Parteitag der britischen Konservativen

Mogelpackung

Triumphgefühle hat die Tory-Spitze ihren Mitgliedern zum Parteitag ausdrücklich untersagt. Doch ihre Umfragewerte sind die besten seit der Hochphase von Margaret Thatcher.

Da mag das Knallen der Champagnerkorken inmitten der Finanzkrise gedämpft ausfallen, doch der Optimismus, die Labour-Regierung bald ablösen zu können, bleibt ungebremst. Zeit zu fragen, was die Renaissance der "New Tories" überhaupt vorwärts treibt: Stil oder Substanz?

Wenn Konservative in England plötzlich wieder chic sind, dann liegt das vor allem am 41-jährigen Parteichef. David Cameron hat dem verstaubten Tory-Image neues Leben eingehaucht, indem er ausgetretene Pfade verlässt und sich die Rosinen aus dem Labour-Programm pickt: Grüne Umweltpolitik, soziale Mobilität und Zuschüsse zur Kinderbetreuung, all das steht neuerdings auch auf seiner Agenda.

Das lässt die "New Tories" in der Wählergunst nach oben schnellen, nährt aber auch Skepsis. Denn Camerons moderner, persönlicher Stil täuscht über die Tatsache hinweg, dass die Tories parteiinterne Reformen dringend nötig hätten. Die Partei, die mittlerweile sozialen Aufstieg und Chancen für alle propagiert, hat sich selber in den letzten zehn Jahren kaum geändert. Das multi-ethnische Gesicht des Landes, der berufliche Vormarsch der Frauen, all das spiegelt sich in der Zusammensetzung der Partei kaum wieder.

Die Diskrepanz zwischen Image und Substanz wird aber wohl nirgendwo so deutlich wie in der Finanzierung der Partei. Ausgerechnet jetzt, im Schatten der Finanzkrise, stellt sich heraus, dass Hedge-Fund-Manager, Finanzspekulanten und Steuerflüchtlinge die Konservativen extrem spendabel unterstützen. Dass sich die Tories jetzt jedoch als Patron der Spekulationsopfer präsentieren, zeigt einen neuen, zynischen Trend: Zwischen Stil und Substanz geraten immer mehr Inches Unterschied.

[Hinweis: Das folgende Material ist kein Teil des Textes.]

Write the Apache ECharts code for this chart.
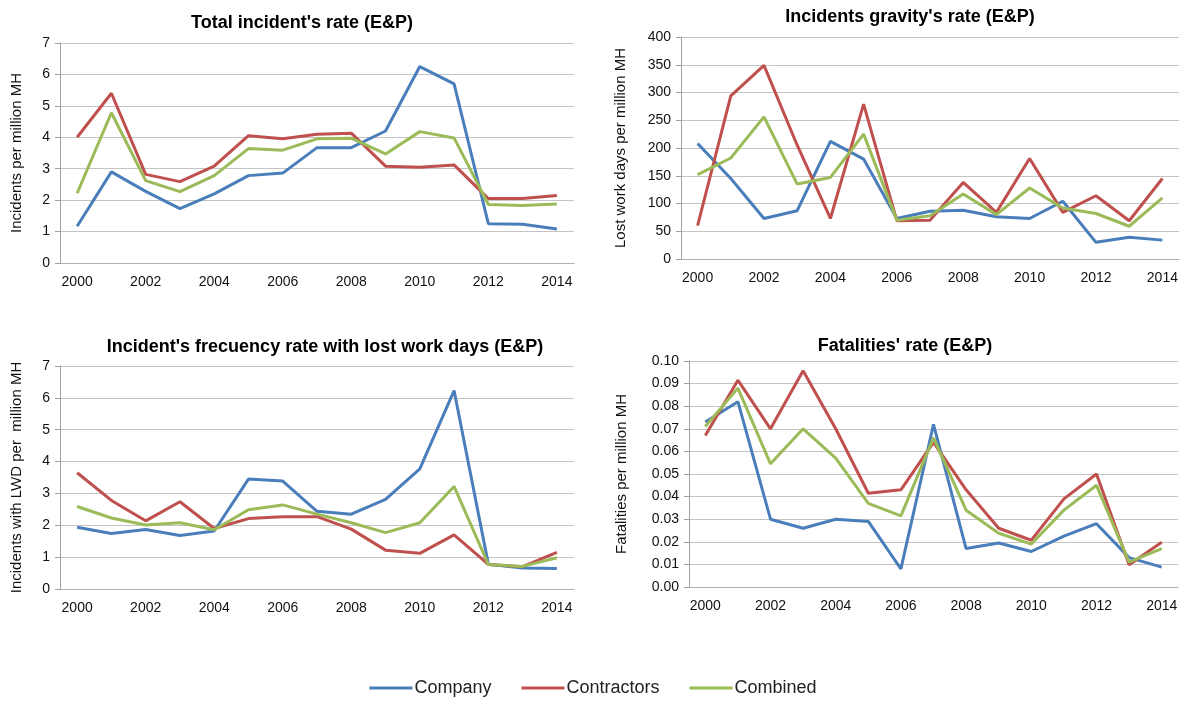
<!DOCTYPE html>
<html>
<head>
<meta charset="utf-8">
<script src="https://cdn.jsdelivr.net/npm/echarts@6/dist/echarts.min.js"></script>
<style>
  html, body { margin: 0; padding: 0; background: #fff; }
  #chart { width: 1186px; height: 704px; }
</style>
</head>
<body>
<div id="chart"></div>
<script>
// years on the x axis
const years = ['2000', '2001', '2002', '2003', '2004', '2005', '2006', '2007',
  '2008', '2009', '2010', '2011', '2012', '2013', '2014'];

// Total incident's rate
const totalCompany = [1.17, 2.9, 2.28, 1.73, 2.2, 2.78, 2.86, 3.67, 3.67, 4.2, 6.25, 5.7, 1.25, 1.23, 1.08];
const totalContractors = [4.0, 5.4, 2.82, 2.59, 3.08, 4.05, 3.95, 4.1, 4.13, 3.08, 3.05, 3.12, 2.05, 2.05, 2.15];
const totalCombined = [2.22, 4.78, 2.62, 2.27, 2.78, 3.64, 3.59, 3.95, 3.97, 3.47, 4.18, 3.98, 1.86, 1.83, 1.88];

// Incidents gravity's rate
const gravityCompany = [208, 145, 73, 87, 212, 180, 73, 86, 88, 76, 73, 104, 30, 39, 34];
const gravityContractors = [60, 294, 349, 205, 73, 279, 69, 70, 138, 84, 181, 84, 114, 69, 145];
const gravityCombined = [152, 182, 256, 135, 147, 225, 70, 78, 117, 80, 128, 92, 82, 59, 110];

// Incident's frecuency rate with lost work days
const lwdCompany = [1.94, 1.74, 1.87, 1.68, 1.82, 3.45, 3.39, 2.44, 2.35, 2.81, 3.77, 6.23, 0.78, 0.66, 0.64];
const lwdContractors = [3.65, 2.78, 2.14, 2.74, 1.9, 2.21, 2.27, 2.27, 1.88, 1.22, 1.12, 1.7, 0.77, 0.7, 1.15];
const lwdCombined = [2.59, 2.23, 2.01, 2.08, 1.86, 2.49, 2.64, 2.35, 2.08, 1.77, 2.08, 3.22, 0.77, 0.71, 0.98];

// Fatalities' rate
const fatalCompany = [0.073, 0.082, 0.030, 0.026, 0.030, 0.029, 0.008, 0.072, 0.017, 0.0195, 0.0157, 0.0225, 0.028, 0.013, 0.0088];
const fatalContractors = [0.067, 0.0915, 0.070, 0.0957, 0.070, 0.0415, 0.043, 0.064, 0.043, 0.026, 0.0207, 0.039, 0.050, 0.0098, 0.0198];
const fatalCombined = [0.071, 0.088, 0.0545, 0.070, 0.057, 0.037, 0.0315, 0.066, 0.034, 0.0238, 0.019, 0.034, 0.045, 0.011, 0.017];

const seriesNames = ['Company', 'Contractors', 'Combined'];
const colors = ['#4a7ebb', '#c0504d', '#9bbb59'];

const font = '"Liberation Sans", Arial, sans-serif';

// panel layout: grid box, title position, y axis
const panels = [
  { title: "Total incident's rate (E&P)", tx: 297, ty: 9,
    grid: { left: 60, top: 43, width: 514, height: 220 },
    name: 'Incidents per million MH', nameGap: 36, max: 7, interval: 1,
    data: [totalCompany, totalContractors, totalCombined] },
  { title: "Incidents gravity's rate (E&P)", tx: 905, ty: 3,
    grid: { left: 681, top: 37, width: 498, height: 222 },
    name: 'Lost work days per million MH', nameGap: 53, max: 400, interval: 50,
    data: [gravityCompany, gravityContractors, gravityCombined] },
  { title: "Incident's frecuency rate with lost work days (E&P)", tx: 320, ty: 333,
    grid: { left: 60, top: 366, width: 514, height: 223 },
    name: 'Incidents with LWD per  million MH', nameGap: 36, max: 7, interval: 1,
    data: [lwdCompany, lwdContractors, lwdCombined] },
  { title: "Fatalities' rate (E&P)", tx: 900, ty: 332,
    grid: { left: 689, top: 361, width: 489, height: 226 },
    name: 'Fatalities per million MH', nameGap: 60, max: 0.1, interval: 0.01, digits: 2,
    data: [fatalCompany, fatalContractors, fatalCombined] }
];

const chart = echarts.init(document.getElementById('chart'));

const option = {
  animation: false,
  backgroundColor: '#fff',
  title: panels.map(p => ({
    text: p.title,
    left: p.tx,
    top: p.ty,
    textAlign: 'center',
    textStyle: { fontFamily: font, fontSize: 18, fontWeight: 'bold', color: '#000' }
  })),
  legend: {
    data: seriesNames,
    bottom: 2,
    left: 'center',
    icon: 'rect',
    itemWidth: 43,
    itemHeight: 3,
    itemGap: 30,
    textStyle: { fontFamily: font, fontSize: 18, color: '#222', padding: [0, 0, 0, -3] }
  },
  grid: panels.map(p => p.grid),
  xAxis: panels.map((p, i) => ({
    type: 'category',
    gridIndex: i,
    data: years,
    boundaryGap: true,
    axisLine: { lineStyle: { color: '#b0b0b0', width: 1 } },
    axisTick: { interval: 0, length: 5, lineStyle: { color: '#b0b0b0' } },
    axisLabel: { interval: 1, margin: 12, fontFamily: font, fontSize: 14, color: '#111' },
    splitLine: { show: false }
  })),
  yAxis: panels.map((p, i) => ({
    type: 'value',
    gridIndex: i,
    min: 0,
    max: p.max,
    interval: p.interval,
    name: p.name,
    nameLocation: 'middle',
    nameRotate: 90,
    nameGap: p.nameGap,
    nameTextStyle: { fontFamily: font, fontSize: 15, color: '#111' },
    axisLine: { show: true, lineStyle: { color: '#a0a0a0', width: 1 } },
    axisTick: { show: true, length: 5, lineStyle: { color: '#a0a0a0' } },
    axisLabel: {
      margin: 10, fontFamily: font, fontSize: 14, color: '#111',
      formatter: v => p.digits ? v.toFixed(p.digits) : String(v)
    },
    splitLine: { lineStyle: { color: '#c4c4c4', width: 1 } }
  })),
  series: []
};

panels.forEach((p, i) => {
  p.data.forEach((vals, k) => {
    option.series.push({
      name: seriesNames[k],
      type: 'line',
      xAxisIndex: i,
      yAxisIndex: i,
      data: vals,
      symbol: 'none',
      color: colors[k],
      lineStyle: { width: 3, color: colors[k] }
    });
  });
});

chart.setOption(option);
</script>
</body>
</html>
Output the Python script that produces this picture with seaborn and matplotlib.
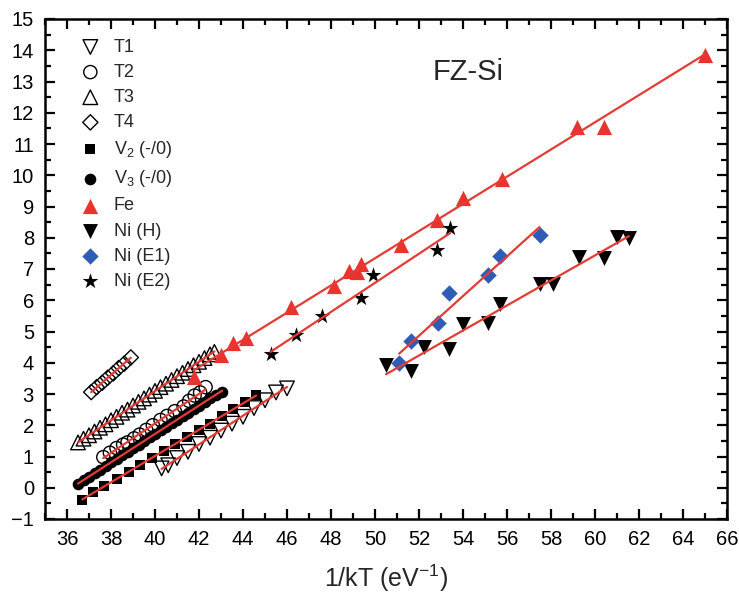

Die Tories sind nicht schuld daran, dass diese Entwicklung mittlerweile die Politik dominiert, aber sie nutzen diesen Trend am effektivsten. Im "falschen" oder "richtigen" Stil liegt nicht nur die Wurzel von Camerons Erfolg, sondern auch das Scheitern von Premier Gordon Brown. So lange beide Parteien sich rühmen, ideologischen Ballast abzuwerfen und in die Mitte des politischen Spektrums drängen, wird Stil auch weiter entscheidend bleiben - die Substanz ähnelt sich oft so sehr, dass sie zur Profilierung ohnehin kaum noch taugt. Und je undurchschaubarer die globale Finanzkrise für die Wähler wird, desto mehr vertrauen sie auf ihren Eindruck, nicht auf harte Fakten.

Wie bei vielen Ämtern dürfte aber auch im bevorstehenden britischen Wahlkampf gelten: Posten lassen sich vielleicht durch Stil gewinnen, aber nicht halten, wenn der Inhalt das Image als bloße Mogelpackung entlarvt.